The four of them became quiet. Mas didn’t know whether to be happy that Kazzy was dead or to view his daughter as being shinkeikabin, too sensitive. He watched Mari circle the table, collecting dirty dishes, until she stopped at his side. “Oh, I forgot to tell you,” she then recalled. “Haruo left a message on the answering machine. Wasn’t quite sure what he was talking about.”
After she took the dishes to the sink, Mari turned the dial counterclockwise on the aged answering machine.
“Mari, don’t you think it’s time to go digital?” said Joy. “Damn, girl, you guys live like you’re just out of the eighties.”
“What can I say? Lloyd and I are old-school.”
“More like prehistoric.”
Mas waved the girls to be quiet as he positioned his ear toward the machine’s speaker.
It was indeed Haruo, first breathing hard like he had run up a bunch of steps to make this call.
“I gotchu Mystery Gardenia, Mas.

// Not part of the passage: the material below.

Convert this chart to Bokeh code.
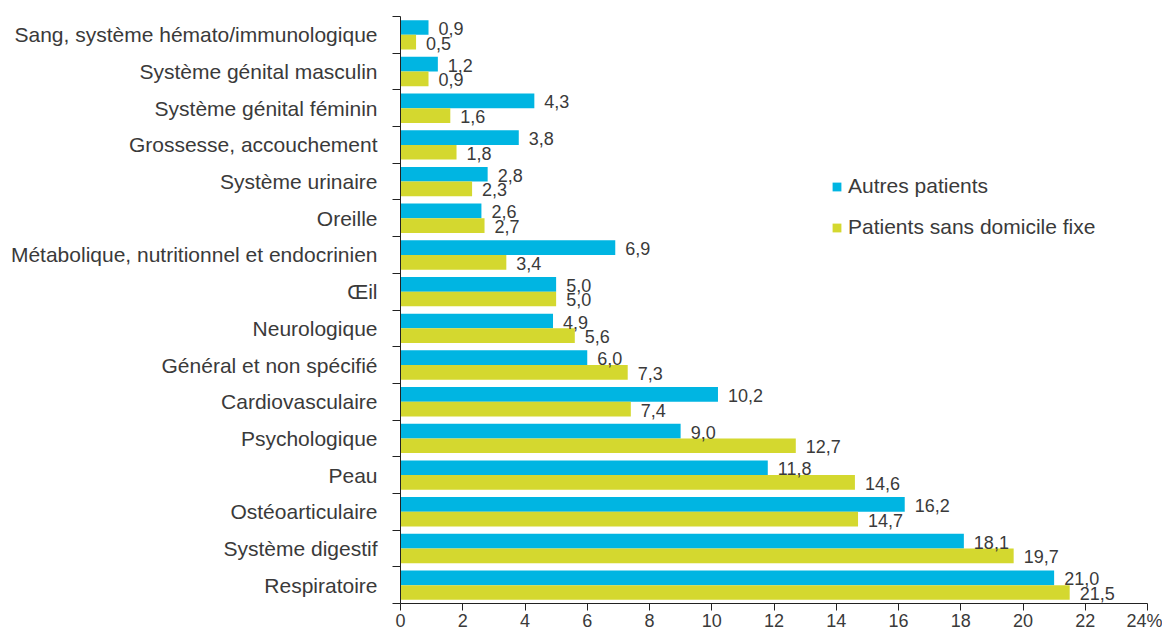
from bokeh.plotting import figure
from bokeh.models import Range1d, FixedTicker, ColumnDataSource, Legend, LegendItem
from bokeh.core.properties import value
from bokeh.embed import file_html
from bokeh.resources import INLINE

categories = [
    "Sang, système hémato/immunologique",
    "Système génital masculin",
    "Système génital féminin",
    "Grossesse, accouchement",
    "Système urinaire",
    "Oreille",
    "Métabolique, nutritionnel et endocrinien",
    "Œil",
    "Neurologique",
    "Général et non spécifié",
    "Cardiovasculaire",
    "Psychologique",
    "Peau",
    "Ostéoarticulaire",
    "Système digestif",
    "Respiratoire",
]
autres = [0.9, 1.2, 4.3, 3.8, 2.8, 2.6, 6.9, 5.0, 4.9, 6.0, 10.2, 9.0, 11.8, 16.2, 18.1, 21.0]
sdf = [0.5, 0.9, 1.6, 1.8, 2.3, 2.7, 3.4, 5.0, 5.6, 7.3, 7.4, 12.7, 14.6, 14.7, 19.7, 21.5]
x_ticks = [0, 2, 4, 6, 8, 10, 12, 14, 16, 18, 20, 22, 24]
series_names = ["Autres patients", "Patients sans domicile fixe"]

BLUE = "#00B5E2"
GREEN = "#D4D82F"
TXT = "#3a3a3a"
FONT = "Liberation Sans"

n = len(categories)
pos = [n - 1 - i for i in range(n)]

def fmt(v):
    return f"{v:.1f}".replace(".", ",")

src_a = ColumnDataSource(dict(y=[p_ + 0.2 for p_ in pos], x=autres, lab=[fmt(v) for v in autres]))
src_s = ColumnDataSource(dict(y=[p_ - 0.2 for p_ in pos], x=sdf, lab=[fmt(v) for v in sdf]))

p = figure(width=1162, height=633, output_backend="svg", toolbar_location=None,
           x_range=Range1d(0, 24), y_range=Range1d(-0.5, n - 0.5),
           min_border_left=400, min_border_right=15, min_border_top=16, min_border_bottom=21)
p.outline_line_color = None
p.xgrid.grid_line_color = None
p.ygrid.grid_line_color = None
p.background_fill_color = "white"

ra = p.hbar(y="y", right="x", left=0, height=0.4, source=src_a, fill_color=BLUE, line_color=None)
rs = p.hbar(y="y", right="x", left=0, height=0.4, source=src_s, fill_color=GREEN, line_color=None)

for src in (src_a, src_s):
    p.text(x="x", y="y", text="lab", source=src, x_offset=10, y_offset=1,
           text_baseline="middle", text_align="left", text_color=TXT,
           text_font=value(FONT), text_font_size="18px")

# x axis
xa = p.xaxis[0]
xa.ticker = FixedTicker(ticks=x_ticks)
xa.major_label_overrides = {24: "24%"}
xa.axis_line_color = "#222222"
xa.major_tick_line_color = "#222222"
xa.major_tick_in = 0
xa.major_tick_out = 7
xa.minor_tick_line_color = None
xa.major_label_standoff = 0
xa.major_label_text_font = FONT
xa.major_label_text_font_size = "18px"
xa.major_label_text_color = TXT

# y axis
ya = p.yaxis[0]
ya.ticker = FixedTicker(ticks=pos, minor_ticks=[k - 0.5 for k in range(n + 1)])
ya.major_label_overrides = {pos[i]: categories[i] for i in range(n)}
ya.axis_line_color = "#222222"
ya.major_tick_line_color = None
ya.major_tick_in = 0
ya.major_tick_out = 0
ya.minor_tick_line_color = "#222222"
ya.minor_tick_in = 0
ya.minor_tick_out = 8
ya.major_label_standoff = 15
ya.major_label_text_font = FONT
ya.major_label_text_font_size = "21px"
ya.major_label_text_color = TXT

legend = Legend(items=[LegendItem(label=series_names[0], renderers=[ra]),
                       LegendItem(label=series_names[1], renderers=[rs])],
                location=(431, 364), orientation="vertical")
legend.glyph_width = 11
legend.glyph_height = 11
legend.label_height = 24
legend.spacing = 17
legend.padding = 0
legend.margin = 0
legend.label_standoff = 6
legend.border_line_color = None
legend.background_fill_alpha = 0
legend.label_text_font = FONT
legend.label_text_font_size = "21px"
legend.label_text_color = TXT
p.add_layout(legend, "center")

open("out.html", "w").write(file_html(p, INLINE))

Call me as soon youzu getsu dis message.”
Mas looked at Tug and didn’t waste any time. Since Haruo had been up for his graveyard shift, he was probably already in bed, wiped out from the day’s activities. But Haruo wasn’t the type to mind if anybody interrupted his slumber, especially if it meant that someone out there needed him.
Haruo answered after the sixth ring. He had indeed been sleeping, but Haruo being Haruo, it didn’t take him long to start talking, his words dribbling out like a steady rain.
“You be proud of me, Mas. Izu found your Mystery Gardenia.”
Haruo’s search actually began in the Flower Market, where he now worked part-time, a concrete refuge in downtown Los Angeles amid wandering transvestites, fenced factories protected by coils of barbed wire, and refrigerator box after box (apartments for the homeless). Inside, on the first floor, however, were rows and rows of blossoms-either grown locally in Southern California or imported from Latin America and Asia. Haruo always spoke about how he loved the scent of flowers. Like Mas, he had survived the Bomb, but unlike Mas, he always talked about sweet smells, whether they came from a garden or a woman’s kitchen. The Bomb might have destroyed Haruo’s face, but his nose was as strong as ever.